In a weak field, one strains to find highlights. The foursquare ballad "Understanding" (the bridge of which Burke bawls out beautifully; this is not the Bob Seger song of the same name, by the way) and a second Clapton submission, a gentle singsong titled "Thank You" (on which Burke gets a rare co-writing credit), have a modest, nose-on-your-face charm. Ben Harper's "A Minute To Rest And A Second To Pray" is the toughest and most impassioned track; it comes closest of anything in this dainty, genteel lineup to vintage Solomon. The singer himself is in fine fettle throughout, and the sincere and engaging performances of a distinctive American voice caught in great autumnal shape are the album's major positive. But we have seen and heard too recently that, with stronger material, he can do more. Nothing here compares with the charge of hearing him put his stamp on Tom Waits's oddball anthem "Diamond In Your Mind," and challenge himself with the peculiar intervals and allusive wordplay of Elvis Costello's "The Judgement." No performance here is as biting and sardonic as "Honey Where's The Money Gone," as ripsnortingly loony as "Seems Like You're Gonna Take Me Back," as probing and thoughtful as "The Other Side Of The Coin," as exquisitely sensual as "Don't Give Up On Me," as forceful in its sheer conviction as "Wealth Won't Save Your Soul," as heartbreakingly vulnerable as "Up To The Mountain" or "'Til I Get It Right."

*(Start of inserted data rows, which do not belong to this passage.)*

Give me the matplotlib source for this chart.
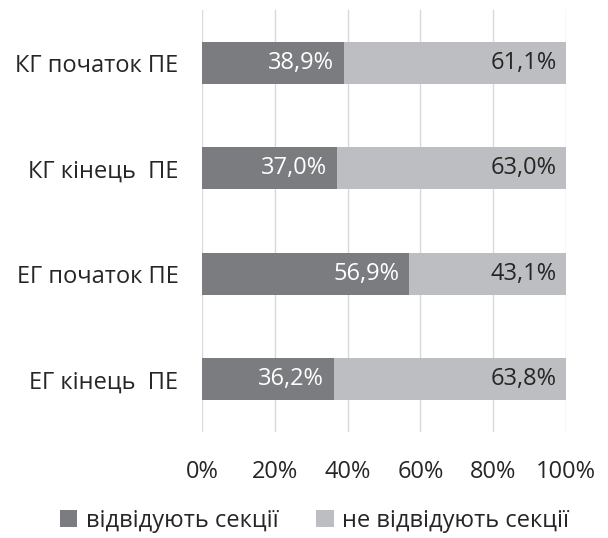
import matplotlib
matplotlib.use("Agg")
import matplotlib.pyplot as plt
from matplotlib.patches import Patch
import numpy as np

plt.rcParams["font.family"] = ["Open Sans", "DejaVu Sans"]

categories = ["КГ початок ПЕ", "КГ кінець  ПЕ", "ЕГ початок ПЕ", "ЕГ кінець  ПЕ"]
attend = [38.9, 37.0, 56.9, 36.2]
not_attend = [61.1, 63.0, 43.1, 63.8]
series_labels = ["відвідують секції", "не відвідують секції"]
xticks = [0, 20, 40, 60, 80, 100]

DARK = "#7b7c7f"
LIGHT = "#bdbec1"
TEXT = "#262626"
FS = 17

fig = plt.figure(figsize=(6.08, 5.38), dpi=100)
ax = fig.add_axes([202 / 608, 1 - 432 / 538, (566 - 202) / 608, (432 - 10) / 538])

y = np.arange(len(categories))
h = 0.4
ax.barh(y, attend, height=h, color=DARK, zorder=2)
ax.barh(y, not_attend, left=attend, height=h, color=LIGHT, zorder=2)

for yi, a, n in zip(y, attend, not_attend):
    ax.text(a - 2.6, yi, f"{a:.1f}%".replace(".", ","), ha="right", va="center",
            color="white", fontsize=FS)
    ax.text(100 - 2.6, yi, f"{n:.1f}%".replace(".", ","), ha="right", va="center",
            color=TEXT, fontsize=FS)

ax.set_xlim(0, 100)
ax.set_ylim(len(categories) - 0.5, -0.5)
ax.set_yticks(y)
ax.set_yticklabels(categories, fontsize=FS, color=TEXT)
ax.set_xticks(xticks)
ax.set_xticklabels([f"{t}%" for t in xticks], fontsize=FS, color=TEXT)
ax.tick_params(axis="both", length=0)
ax.tick_params(axis="y", pad=17)
ax.tick_params(axis="x", pad=20)
ax.grid(axis="x", color="#d9d9d9", linewidth=1.0, zorder=0)
for s in ax.spines.values():
    s.set_visible(False)

handles = [Patch(facecolor=DARK, label=series_labels[0]),
           Patch(facecolor=LIGHT, label=series_labels[1])]
fig.legend(handles=handles, loc="center", bbox_to_anchor=(0.517, 1 - 521 / 538), ncol=2,
           frameon=False, fontsize=FS, handlelength=0.75, handleheight=0.75,
           handletextpad=0.35, columnspacing=1.6, labelcolor=TEXT)

fig.savefig("out.png", dpi=100)
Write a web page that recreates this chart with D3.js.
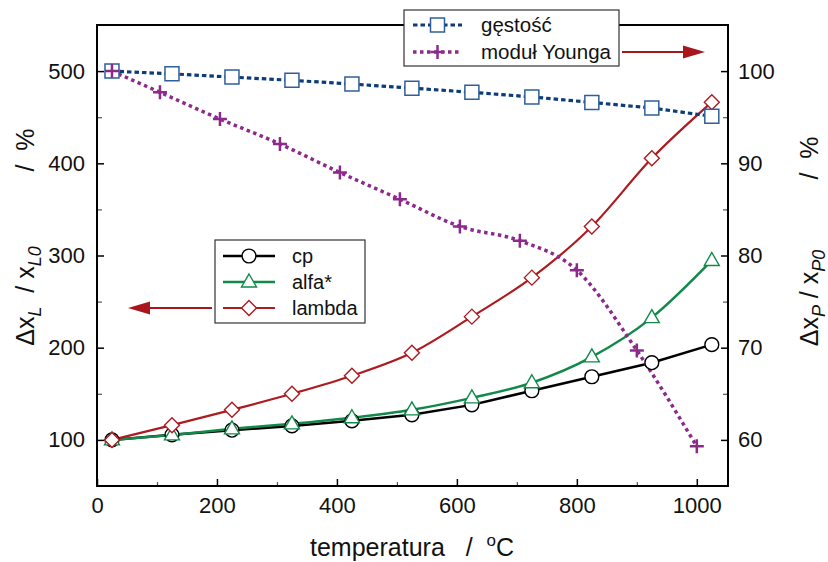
<!DOCTYPE html>
<html>
<head>
<meta charset="utf-8">
<script src="https://cdn.jsdelivr.net/npm/d3@7"></script>
<style>
  html, body { margin: 0; padding: 0; background: #fff; }
  svg { display: block; font-family: "Liberation Sans", Arial, sans-serif; }
  text { white-space: pre; }
</style>
</head>
<body>
<svg id="chart" width="828" height="562"></svg>
<script>
// ---------- data ----------
const temps = [25, 125, 225, 325, 425, 525, 625, 725, 825, 925, 1025];
const cp =     [100, 105.5, 110.5, 115.2, 120.7, 127.2, 138, 153.3, 168.5, 183.7, 203.3];
const alfa =   [100, 105.4, 112, 117.4, 124, 132.6, 145.6, 162, 190, 232.6, 294.6];
const lambda = [100, 116, 132.6, 150, 169.6, 194.5, 233.7, 276, 331.5, 405.4, 466.3];
const densityT = [25, 125, 225, 325, 425, 525, 625, 725, 825, 925, 1025];
const density = [100, 99.7, 99.35, 99.0, 98.6, 98.15, 97.7, 97.2, 96.6, 96.0, 95.1];
const youngT = [25, 105, 205, 305, 405, 505, 605, 705, 800, 900, 1000];
const young =  [100, 97.7, 94.8, 92.1, 89.0, 86.1, 83.15, 81.6, 78.4, 69.7, 59.3];
const xTickValues = [0, 200, 400, 600, 800, 1000];
const leftTickValues = [100, 200, 300, 400, 500];
const rightTickValues = [60, 70, 80, 90, 100];

// ---------- layout ----------
const svg = d3.select("#chart");
const L = 97, R = 728, T = 25, B = 486;
const x = d3.scaleLinear().domain([0, 1052]).range([L, R]);
const yL = d3.scaleLinear().domain([50, 550]).range([B, T]);
const yR = d3.scaleLinear().domain([55, 105]).range([B, T]);

const colors = {
  density: "#0d3c78", densityMk: "#2f5f9a",
  young: "#8c2a8c",
  cp: "#000000",
  alfa: "#11894a",
  lambda: "#ad1a1f",
  arrow: "#a8161b"
};

// ---------- axes ----------
function styleAxis(g, fs) {
  g.select(".domain").remove();
  g.selectAll("text").attr("font-size", fs).attr("fill", "#111")
    .attr("font-family", "Liberation Sans, Arial, sans-serif");
  g.selectAll("line").attr("stroke", "#000").attr("stroke-width", 1.5);
}

// minor ticks
const minorX = d3.range(100, 1050, 200);
const minorL = d3.range(150, 550, 100);
const minorR = d3.range(65, 105, 10);

svg.append("g").attr("transform", `translate(0,${B})`)
  .call(d3.axisBottom(x).tickValues(minorX).tickSize(-4).tickFormat(""))
  .call(g => { g.select(".domain").remove(); g.selectAll("line").attr("stroke", "#555").attr("stroke-width", 1.2); });
svg.append("g").attr("transform", `translate(${L},0)`)
  .call(d3.axisLeft(yL).tickValues(minorL).tickSize(-5).tickFormat(""))
  .call(g => { g.select(".domain").remove(); g.selectAll("line").attr("stroke", "#555").attr("stroke-width", 1.2); });
svg.append("g").attr("transform", `translate(${R},0)`)
  .call(d3.axisRight(yR).tickValues(minorR).tickSize(-5).tickFormat(""))
  .call(g => { g.select(".domain").remove(); g.selectAll("line").attr("stroke", "#555").attr("stroke-width", 1.2); });

svg.append("g").attr("transform", `translate(0,${B})`)
  .call(d3.axisBottom(x).tickValues(xTickValues).tickSize(-7).tickPadding(11).tickFormat(d3.format("d")))
  .call(g => styleAxis(g, 22));
svg.append("g").attr("transform", `translate(${L},0)`)
  .call(d3.axisLeft(yL).tickValues(leftTickValues).tickSize(-7).tickPadding(12).tickFormat(d3.format("d")))
  .call(g => styleAxis(g, 22));
svg.append("g").attr("transform", `translate(${R},0)`)
  .call(d3.axisRight(yR).tickValues(rightTickValues).tickSize(-7).tickPadding(10).tickFormat(d3.format("d")))
  .call(g => styleAxis(g, 22));

// frame
svg.append("rect").attr("x", L).attr("y", T).attr("width", R - L).attr("height", B - T)
  .attr("fill", "none").attr("stroke", "#000").attr("stroke-width", 2);

// ---------- markers ----------
const mk = {
  square: "M-7,-7H7V7H-7Z",
  plus: "M-7,0H7M0,-7V7",
  circle: d3.symbol().type(d3.symbolCircle).size(150)(),
  triangle: "M0,-8L7.5,5L-7.5,5Z",
  diamond: "M0,-7.5L7.5,0L0,7.5L-7.5,0Z"
};

function series(xs, ys, yScale, opts) {
  const pts = xs.map((d, i) => [x(d), yScale(ys[i])]);
  const line = d3.line().curve(opts.curve || d3.curveLinear);
  svg.append("path").attr("d", line(pts)).attr("fill", "none")
    .attr("stroke", opts.color).attr("stroke-width", opts.width)
    .attr("stroke-dasharray", opts.dash || null);
  return pts;
}
function markers(pts, opts) {
  svg.append("g").selectAll("path").data(pts).join("path")
    .attr("transform", d => `translate(${d[0]},${d[1]})`)
    .attr("d", opts.shape)
    .attr("fill", opts.fill)
    .attr("stroke", opts.stroke).attr("stroke-width", opts.sw);
}

const pCp = series(temps, cp, yL, { color: colors.cp, width: 2.5 });
const pAlfa = series(temps, alfa, yL, { color: colors.alfa, width: 2.5, curve: d3.curveMonotoneX });
const pLam = series(temps, lambda, yL, { color: colors.lambda, width: 2.2, curve: d3.curveMonotoneX });
const pDen = series(densityT, density, yR, { color: colors.density, width: 3.2, dash: "4.5,3" });
const pYou = series(youngT, young, yR, { color: colors.young, width: 3.5, dash: "3.5,3.5", curve: d3.curveMonotoneX });

markers(pCp, { shape: mk.circle, fill: "#fff", stroke: colors.cp, sw: 1.4 });
markers(pAlfa, { shape: mk.triangle, fill: "#fff", stroke: colors.alfa, sw: 1.4 });
markers(pLam, { shape: mk.diamond, fill: "#fff", stroke: colors.lambda, sw: 1.4 });
markers(pDen, { shape: mk.square, fill: "#fff", stroke: colors.densityMk, sw: 1.5 });
markers(pYou, { shape: mk.plus, fill: "none", stroke: colors.young, sw: 2.5 });

// ---------- legends ----------
function legend(box, rows, sx0, sx1, tx, fs) {
  svg.append("rect").attr("x", box[0]).attr("y", box[1]).attr("width", box[2]).attr("height", box[3])
    .attr("fill", "#fff").attr("stroke", "#333").attr("stroke-width", 1.2);
  rows.forEach(r => {
    svg.append("line").attr("x1", sx0).attr("x2", sx1).attr("y1", r.y).attr("y2", r.y)
      .attr("stroke", r.color).attr("stroke-width", r.width).attr("stroke-dasharray", r.dash || null);
    svg.append("path").attr("transform", `translate(${(sx0 + sx1) / 2},${r.y})`).attr("d", r.shape)
      .attr("fill", r.fill).attr("stroke", r.stroke).attr("stroke-width", r.sw);
    svg.append("text").attr("x", tx).attr("y", r.y + 7).attr("font-size", fs).attr("fill", "#111").text(r.label);
  });
}
legend([404, 10, 215, 56], [
  { y: 25, label: "gęstość", color: colors.density, width: 3.2, dash: "4.5,3", shape: mk.square, fill: "#fff", stroke: colors.densityMk, sw: 1.5 },
  { y: 52, label: "moduł Younga", color: colors.young, width: 3.5, dash: "3.5,3.5", shape: mk.plus, fill: "none", stroke: colors.young, sw: 2.5 }
], 413, 462, 481, 20.5);
legend([215, 240, 150, 83], [
  { y: 256, label: "cp", color: colors.cp, width: 2.5, shape: mk.circle, fill: "#fff", stroke: colors.cp, sw: 1.4 },
  { y: 282, label: "alfa*", color: colors.alfa, width: 2.5, shape: mk.triangle, fill: "#fff", stroke: colors.alfa, sw: 1.4 },
  { y: 308, label: "lambda", color: colors.lambda, width: 2.2, shape: mk.diamond, fill: "#fff", stroke: colors.lambda, sw: 1.4 }
], 223, 275, 292, 20);

// ---------- arrows ----------
function arrow(x0, x1, y) {
  const dir = Math.sign(x1 - x0);
  svg.append("line").attr("x1", x0).attr("x2", x1 - dir * 20).attr("y1", y).attr("y2", y)
    .attr("stroke", colors.arrow).attr("stroke-width", 2);
  svg.append("path").attr("d", `M${x1},${y}L${x1 - dir * 22},${y - 6.5}L${x1 - dir * 22},${y + 6.5}Z`)
    .attr("fill", colors.arrow);
}
arrow(622, 705, 52);
arrow(212, 128, 308);

// ---------- axis titles ----------
function rotLabel(cx, cy, parts) {
  const t = svg.append("text").attr("transform", `translate(${cx},${cy}) rotate(-90)`)
    .attr("text-anchor", "middle").attr("font-size", 25).attr("fill", "#111");
  parts.forEach(p => {
    const s = t.append("tspan").text(p.t);
    if (p.sub) s.attr("font-size", 18).attr("font-style", "italic").attr("dy", 7);
    if (p.up) s.attr("dy", -7);
  });
}
rotLabel(34, 296, [{ t: "Δx" }, { t: "L", sub: true }, { t: "  / x", up: true }, { t: "L0", sub: true }]);
rotLabel(34, 150, [{ t: "/  %" }]);
rotLabel(818, 298, [{ t: "Δx" }, { t: "P", sub: true }, { t: " / x", up: true }, { t: "P0", sub: true }]);
rotLabel(818, 158, [{ t: "/  %" }]);

const xl = svg.append("text").attr("x", 412).attr("y", 556).attr("text-anchor", "middle")
  .attr("font-size", 25).attr("fill", "#111");
xl.append("tspan").text("temperatura   /  ");
xl.append("tspan").text("o").attr("font-size", 17).attr("dy", -10);
xl.append("tspan").text("C").attr("dy", 10);
</script>
</body>
</html>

Burke and his collaborators deserve credit for refusing to define and hew to a particular formula, giving each new album a feel and sound different from those of its precedessors, but the title of this fatally bland collection proves unfortunately ironic. Despite the best efforts of this most incendiary of performers, the music simply never ignites.
3 of 4 people found the following review helpful
3.0 out of 5 stars Misses a Spark 22 Feb 2009
By Lee Armstrong - Published on Amazon.com
Format:Audio CD|Verified Purchase
Soloman Burke's "Like a Fire" may not be his very best recording compared to his expansive catalog, but it offers a few strong sounds. The opener "Like a Fire" is a bouncy midtempo track penned by Eric Clapton, "I'm always searching for meaning." Danny Kortchmar who worked with James Taylor & was in the classic band Jo Mama guests on guitar. Keb' Mo's sunny guitar and backing vocals support Soloman on Mo's "We Don't Need It," "So we gathered round the table, told them the news, a look of desperation nearly broke me in two." Soloman burns in a workout on Ben Harper's "A Minute to Rest & a Second to Pray." Soloman's vocals are excellent on Jesse Harris' "What Makes Me Think," despite a plodding feel to the music. One of the better tracks is Jesse Harris' "You & Me" that steps into a good groove with Harris' throbbing acoustic guitar & Rudy Copeland's wailing organ. Soloman Burke's sole credit as a songwriter is with Eric Clapton on "Thank You," a subtle shuffle. After a decidedly midtempo playlist, Burke slows down old school for the lounge weeper "If I Give My Heart to You." "Like a Fire" unfortunately never really ignites. There are some bright spots and great musicianship, but the disc misses a spark. Enjoy!
0 of 1 people found the following review helpful
1.0 out of 5 stars Not up to par 21 Sep 2012
By John C. Cox - Published on Amazon.com
Format:Audio CD|Verified Purchase
Not sure what was going on here but I thought ALL of the songs were uninspired. Mr. Burke did a credible job because of his talent, but there was just very little of the deep feelings I usually get when listening to his older material.